WASHINGTON (November 5, 2019)—The city and county of Honolulu announced plans to sue fossil fuel companies for climate damages, just a week after Maui County made a similar announcement. At a press conference today, Honolulu Mayor Kirk Caldwell explained how fossil fuel companies made the climate crisis worse by undermining climate science and delaying a transition to clean energy over the last few decades. Pointing to photos of recent flooding across O’ahu, Caldwell noted that sea level rise has already wiped out a quarter of the island’s beaches and will cost residents billions of dollars in property damages and billions more to relocate and rebuild infrastructure.
“At a time when the Trump administration is rapidly retreating from its responsibility to cut climate emissions and ramp up mitigation and adaptation efforts, state and local governments are stepping in to fill the leadership vacuum,” said Peter Frumhoff, director of science and policy and chief climate scientist at the Union of Concerned Scientists (UCS). “Communities across the country are rightly calling on fossil fuel companies to end their campaigns of climate science denial and delay and help pay the costs of worsening storm surges, extreme rainfall, wildfires and other extreme weather damages.”
Honolulu and Maui counties are the latest to join a growing number of U.S. municipalities seeking to hold fossil fuel companies accountable for knowingly contributing to property damage, public health impacts and climate adaptation costs. Since 2017, the state of Rhode Island, New York City, Baltimore, eight coastal California cities and counties, three Colorado cities and counties, and a Washington county have filed lawsuits to force fossil fuel companies to ensure their residents do not have to cover the entire cost of adapting to and mitigating climate change.

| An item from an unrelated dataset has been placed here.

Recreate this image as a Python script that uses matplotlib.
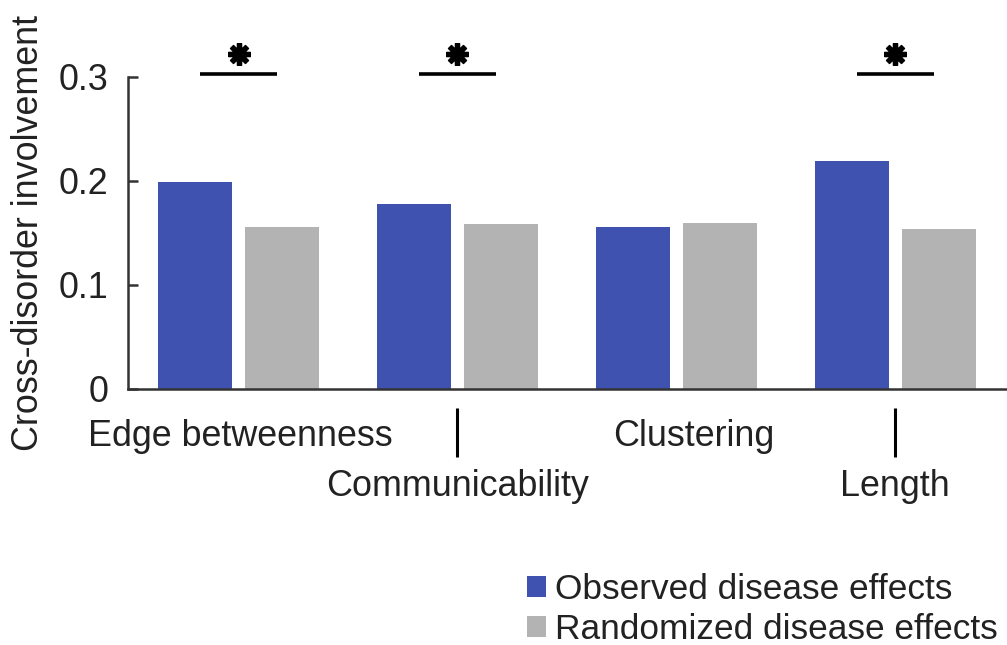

“In Hawai’i, we see rainfall patterns changing, coral reefs bleaching and dying, and sea levels rising,” said Victoria Keener, research fellow at the East-West Center. “We have more than $19 billion at stake just in the value of land and structures in Hawai’i expected to flood by 2100, and that doesn’t include the social costs.”

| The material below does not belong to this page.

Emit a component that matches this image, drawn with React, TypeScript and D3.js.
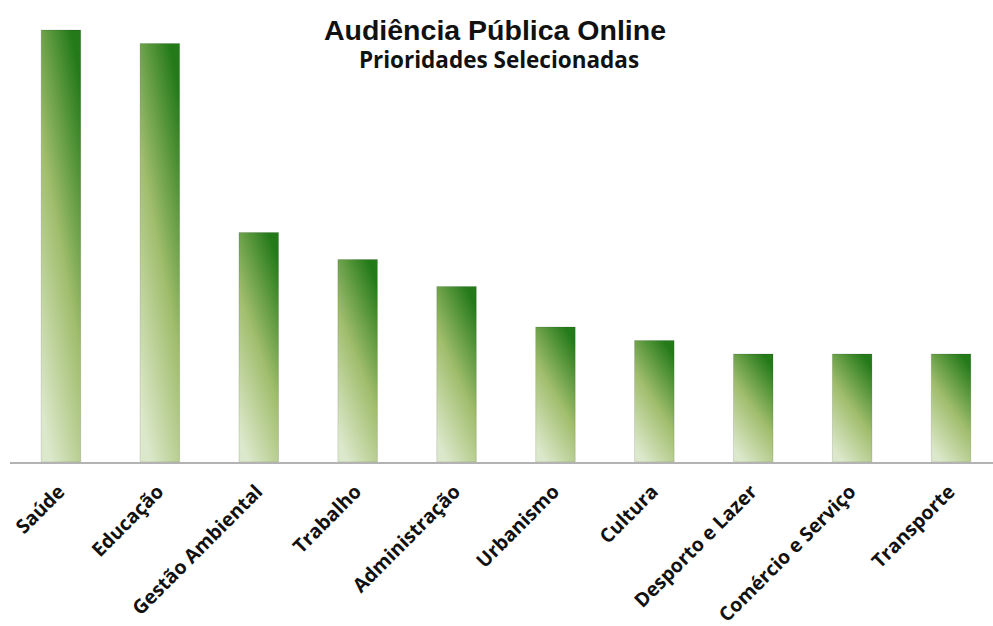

As lead author of the Hawai’i and Pacific Islands chapter of the Fourth U.S. National Climate Assessment, Keener knows that Hawai’i can expect more damaging climate impacts are in store for the state and region. Cities and states must dramatically increase their resiliency efforts,” she said, “which raises a question: How are Hawaii’s residents and businesses going to bear these costs?”
Nearly 70 percent of Hawai’i adults say fossil fuel companies should pay for some portion of global warming damages, according to a survey conducted earlier this year by Yale University’s Program on Climate Change Communications and commissioned by UCS and cited by Honolulu City Councilmember and Chair of the Budget Committee Joey Manahan during the press conference. The Yale program polled 5,131 adults from November 2018 to January 2019 and used a geographic and statistical model developed by its team of scientists to downscale public opinion results to the state, congressional district and county levels, which are searchable through this interactive map.
The survey found:
- Sixty-eight percent of Hawai’i state residents believe fossil fuel companies have either “a great deal” or “a moderate” amount of responsibility for the damages caused by global warming.
- Roughly the same percentage—69 percent—support making fossil fuel companies pay for a portion of the damages to local communities caused by carbon pollution from burning fossil fuels.
- Support for fossil fuel companies paying climate damages is high among residents of all four counties in the state.
- Sixty-four percent of O’ahu adults—and 63 percent of adults across Hawai’i state—support local lawsuits to force fossil fuel companies to pay a portion of damages in their community.
Lawsuits by Rhode Island, Boulder County and Baltimore have survived multiple attempts by ExxonMobil and other defendants to convince courts to dismiss the cases on procedural grounds or to move them to a federal court where fossil fuel companies are more likely to prevail.